Why Ramchal Saw the Repair of Atik as a Dance of the Sefirot
Ramchal's Asarah Perakim treats the divine economy as a choreography where even Atik is repaired by the alignment of the configurations below.
Table of Contents
Most readers, asked what holds the universe together, expect a single force. Asarah Perakim LeRamchal, Rabbi Moshe Chaim Luzzatto's Ten Chapters on Divine Wisdom, answers in a different idiom. The universe is held together by a choreography.
In the Ramchal's reading, even the highest configuration, Atik Yomin the Ancient of Days, is maintained in working order by a continuous rebalancing among the lower configurations. The Father and Mother are held in place by the Long Face's two arms. The sefirot beneath them ascend and descend in a sustained pattern. And when everything aligns, there is a moment in which all the configurations become one. Three Asarah Perakim passages map the dance.
The Repair of Atik
Asarah Perakim 8 opens with the surprising claim that Atik, the highest configuration, is itself repaired. The repair, the Ramchal teaches, is conducted by DOUN, the lower face. Atik's MaH, the masculine divine name associated with wisdom, faces downward to receive the repair from the configurations below.

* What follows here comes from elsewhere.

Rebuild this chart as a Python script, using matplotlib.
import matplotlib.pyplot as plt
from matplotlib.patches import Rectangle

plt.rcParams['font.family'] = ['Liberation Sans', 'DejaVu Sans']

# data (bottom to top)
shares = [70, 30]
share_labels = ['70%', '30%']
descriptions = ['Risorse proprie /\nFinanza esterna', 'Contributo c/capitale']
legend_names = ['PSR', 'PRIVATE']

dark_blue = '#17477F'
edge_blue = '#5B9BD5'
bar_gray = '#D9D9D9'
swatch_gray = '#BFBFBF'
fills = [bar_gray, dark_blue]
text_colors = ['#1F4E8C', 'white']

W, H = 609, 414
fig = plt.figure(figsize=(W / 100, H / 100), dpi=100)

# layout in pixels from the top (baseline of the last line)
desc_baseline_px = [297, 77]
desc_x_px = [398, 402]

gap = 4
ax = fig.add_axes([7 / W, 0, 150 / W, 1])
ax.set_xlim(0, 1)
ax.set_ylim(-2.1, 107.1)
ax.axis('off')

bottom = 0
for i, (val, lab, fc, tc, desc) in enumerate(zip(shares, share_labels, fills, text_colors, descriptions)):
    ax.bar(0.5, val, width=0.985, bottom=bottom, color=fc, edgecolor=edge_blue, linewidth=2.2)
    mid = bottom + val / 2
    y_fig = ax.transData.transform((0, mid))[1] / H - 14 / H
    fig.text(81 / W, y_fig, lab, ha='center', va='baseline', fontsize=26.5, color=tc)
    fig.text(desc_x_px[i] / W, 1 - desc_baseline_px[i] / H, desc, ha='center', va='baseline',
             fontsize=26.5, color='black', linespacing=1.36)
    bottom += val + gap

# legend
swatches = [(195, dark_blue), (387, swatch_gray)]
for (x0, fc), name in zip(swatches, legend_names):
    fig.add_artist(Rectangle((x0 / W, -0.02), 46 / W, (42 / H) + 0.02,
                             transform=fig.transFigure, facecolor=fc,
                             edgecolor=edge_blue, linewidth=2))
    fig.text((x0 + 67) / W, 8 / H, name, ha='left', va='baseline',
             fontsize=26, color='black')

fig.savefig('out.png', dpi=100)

The teaching reverses the conventional Kabbalistic picture. Most readers expect the supreme configuration to descend toward the lower ones, providing them with the flow they need. The Ramchal preserves a different direction. Even the supreme configuration depends on the proper functioning of the configurations below it. Atik does not run on its own. Atik runs on the alignment of the configurations it generates.
The implication for human practice is sharp. The work performed by the redeemed below, in the Lurianic reading, has consequences all the way up to the highest cosmic level. The choreography matters not only locally but at the level of the divine architecture.
Atik's Arms Holding Father and Mother
Asarah Perakim 7:3 brings the image into sharper focus. The Long Face, Arikh Anpin, and its feminine counterpart Nukvah are described not as separate divine beings but as a single configuration, with the masculine on the right and the feminine on the left.
And on the Long Face's arms, the Ramchal teaches, the next two configurations rest. Abba, the supernal Father, sits on the right arm. Imma, the supernal Mother, sits on the left. The Long Face is, in this image, carrying the Father and the Mother of the lower world in its open arms.
The picture is intimate. The cosmic anatomy is not a hierarchy of separated nodes. It is the holding of younger configurations by an older one. The Father and Mother are the supernal Wisdom and Understanding, the configurations from which the lower face will be born. They do not stand on their own. They are carried.
The Moment All the Sefirot Become One
The third passage describes the destination. Asarah Perakim teaches of a moment when everything comes together. The Ramchal preserves the technical Aramaic. Zeir Anpin, the Lower Face, completes its ascent. Nukvah ascends with it. The two reach the configurations above them. The configurations above them are themselves embraced by the Long Face above them. And the Long Face is supported by Atik.
In that aligned moment, the Ramchal teaches, every level of the diagram is a single unified flow. Kabbalah calls this yichud, unification, the highest achievement of the spiritual life. Every fragment of light gathered. Every vessel filled. Every configuration aligned. The diagram collapses, temporarily, into the unity it has been pointing at the entire time.
The moment does not last. The diagram resumes. But the moment, the Ramchal insists, leaves a trace. The next ascent begins from a higher floor than the previous one started from.
Why the Choreography Was Continuous
Stack the three passages and the Ramchal's image of the divine economy becomes legible. Kabbalah in Asarah Perakim is not static theology. It is a continuous choreography in which every configuration depends on the proper movement of the others.
Atik is repaired by the alignment of the configurations below it. The Long Face carries the supernal Father and Mother in its arms. The Lower Face ascends, with its feminine counterpart, until everything has lined up, and in the moment of alignment all the levels become one. Then the configurations resume their distinct functions, beginning again with the new floor the alignment left behind.
The Ramchal is teaching his reader that the divine architecture is dynamic. It does not run by itself. It runs by the continuous adjustment of each part to the others. The Kabbalist's practice, in this reading, is participation in the choreography. The work below is the work that keeps the work above conductible.